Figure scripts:
** Start **

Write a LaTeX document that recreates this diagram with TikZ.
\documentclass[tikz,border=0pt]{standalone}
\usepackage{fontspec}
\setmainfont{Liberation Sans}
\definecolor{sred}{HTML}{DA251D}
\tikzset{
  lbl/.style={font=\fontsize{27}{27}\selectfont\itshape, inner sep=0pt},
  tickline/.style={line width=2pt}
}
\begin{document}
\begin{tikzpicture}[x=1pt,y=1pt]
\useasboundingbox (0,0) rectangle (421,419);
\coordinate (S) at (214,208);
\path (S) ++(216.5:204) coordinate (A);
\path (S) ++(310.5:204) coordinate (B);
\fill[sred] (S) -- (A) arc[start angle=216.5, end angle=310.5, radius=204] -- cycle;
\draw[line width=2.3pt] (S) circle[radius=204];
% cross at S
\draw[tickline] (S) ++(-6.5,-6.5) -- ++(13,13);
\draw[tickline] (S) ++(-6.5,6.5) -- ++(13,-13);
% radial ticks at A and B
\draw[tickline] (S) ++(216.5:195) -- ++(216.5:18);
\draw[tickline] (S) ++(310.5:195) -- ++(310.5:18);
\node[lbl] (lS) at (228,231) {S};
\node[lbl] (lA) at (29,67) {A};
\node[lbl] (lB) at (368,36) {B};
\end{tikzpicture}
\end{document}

** End **
** Start **

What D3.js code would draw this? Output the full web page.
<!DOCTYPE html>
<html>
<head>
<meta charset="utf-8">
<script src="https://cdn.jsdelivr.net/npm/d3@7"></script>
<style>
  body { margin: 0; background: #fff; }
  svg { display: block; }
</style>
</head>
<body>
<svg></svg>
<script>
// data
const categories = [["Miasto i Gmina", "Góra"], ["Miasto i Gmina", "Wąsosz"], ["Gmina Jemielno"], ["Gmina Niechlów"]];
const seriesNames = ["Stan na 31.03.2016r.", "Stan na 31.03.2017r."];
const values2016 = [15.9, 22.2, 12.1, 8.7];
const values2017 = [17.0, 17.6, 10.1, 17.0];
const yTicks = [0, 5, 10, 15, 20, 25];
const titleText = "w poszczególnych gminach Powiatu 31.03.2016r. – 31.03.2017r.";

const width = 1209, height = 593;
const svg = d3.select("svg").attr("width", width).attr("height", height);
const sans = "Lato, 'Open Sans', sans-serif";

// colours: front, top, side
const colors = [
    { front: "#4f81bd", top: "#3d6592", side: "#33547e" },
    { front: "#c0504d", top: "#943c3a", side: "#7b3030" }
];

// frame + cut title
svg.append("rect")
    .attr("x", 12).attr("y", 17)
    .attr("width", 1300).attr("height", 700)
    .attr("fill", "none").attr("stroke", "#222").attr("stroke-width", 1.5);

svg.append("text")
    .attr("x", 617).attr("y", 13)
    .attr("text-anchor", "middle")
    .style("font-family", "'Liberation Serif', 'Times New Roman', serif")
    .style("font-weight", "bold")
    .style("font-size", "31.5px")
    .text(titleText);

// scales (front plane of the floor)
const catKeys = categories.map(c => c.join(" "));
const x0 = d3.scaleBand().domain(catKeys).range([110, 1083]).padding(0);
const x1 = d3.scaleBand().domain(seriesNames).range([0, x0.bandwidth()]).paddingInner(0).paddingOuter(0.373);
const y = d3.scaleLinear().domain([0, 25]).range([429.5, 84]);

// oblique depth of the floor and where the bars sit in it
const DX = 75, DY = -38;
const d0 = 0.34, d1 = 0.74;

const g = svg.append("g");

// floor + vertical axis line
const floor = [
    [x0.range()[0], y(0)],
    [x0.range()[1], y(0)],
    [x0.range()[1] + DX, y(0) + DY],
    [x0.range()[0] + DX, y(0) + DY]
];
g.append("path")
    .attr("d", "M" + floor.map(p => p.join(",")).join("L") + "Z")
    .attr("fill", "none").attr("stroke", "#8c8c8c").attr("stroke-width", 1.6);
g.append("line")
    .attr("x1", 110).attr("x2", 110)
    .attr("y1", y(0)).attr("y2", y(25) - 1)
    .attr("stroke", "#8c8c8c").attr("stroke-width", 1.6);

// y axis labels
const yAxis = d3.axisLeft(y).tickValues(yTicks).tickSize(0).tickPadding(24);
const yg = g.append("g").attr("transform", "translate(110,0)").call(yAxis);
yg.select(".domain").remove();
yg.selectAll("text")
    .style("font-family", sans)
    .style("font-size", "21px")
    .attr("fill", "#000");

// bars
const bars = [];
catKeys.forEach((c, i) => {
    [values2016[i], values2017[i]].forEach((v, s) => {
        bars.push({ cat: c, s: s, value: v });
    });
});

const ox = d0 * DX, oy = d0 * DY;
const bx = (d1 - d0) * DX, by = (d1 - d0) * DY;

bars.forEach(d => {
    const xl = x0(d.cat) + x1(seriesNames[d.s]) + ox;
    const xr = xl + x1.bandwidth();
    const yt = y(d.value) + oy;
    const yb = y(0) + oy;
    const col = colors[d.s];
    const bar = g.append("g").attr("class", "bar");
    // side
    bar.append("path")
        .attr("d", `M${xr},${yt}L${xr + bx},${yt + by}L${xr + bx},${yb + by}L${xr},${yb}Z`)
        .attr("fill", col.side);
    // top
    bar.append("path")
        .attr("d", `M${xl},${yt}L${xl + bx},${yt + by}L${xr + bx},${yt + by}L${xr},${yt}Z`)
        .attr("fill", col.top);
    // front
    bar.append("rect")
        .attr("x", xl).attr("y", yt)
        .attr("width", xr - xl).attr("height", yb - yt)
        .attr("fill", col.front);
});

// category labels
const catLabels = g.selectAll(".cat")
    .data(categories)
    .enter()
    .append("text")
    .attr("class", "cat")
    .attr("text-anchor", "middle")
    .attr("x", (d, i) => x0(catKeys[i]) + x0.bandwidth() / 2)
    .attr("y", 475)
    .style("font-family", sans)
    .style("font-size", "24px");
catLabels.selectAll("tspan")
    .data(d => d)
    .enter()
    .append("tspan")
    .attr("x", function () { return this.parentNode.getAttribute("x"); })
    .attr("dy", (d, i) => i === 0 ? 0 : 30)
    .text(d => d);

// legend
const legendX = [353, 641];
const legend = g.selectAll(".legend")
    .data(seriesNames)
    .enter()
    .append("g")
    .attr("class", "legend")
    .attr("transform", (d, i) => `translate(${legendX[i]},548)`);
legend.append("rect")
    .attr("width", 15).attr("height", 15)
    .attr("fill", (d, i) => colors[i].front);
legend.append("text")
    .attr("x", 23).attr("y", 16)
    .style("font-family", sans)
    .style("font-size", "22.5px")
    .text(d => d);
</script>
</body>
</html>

** End **

Read the entries and show each line that mentions "draw".

- ANSWER TO THIS EXERCISE
\draw[line width=2.3pt] (S) circle[radius=204];
\draw[tickline] (S) ++(-6.5,-6.5) -- ++(13,13);
\draw[tickline] (S) ++(-6.5,6.5) -- ++(13,-13);
\draw[tickline] (S) ++(216.5:195) -- ++(216.5:18);
\draw[tickline] (S) ++(310.5:195) -- ++(310.5:18);
What D3.js code would draw this? Output the full web page.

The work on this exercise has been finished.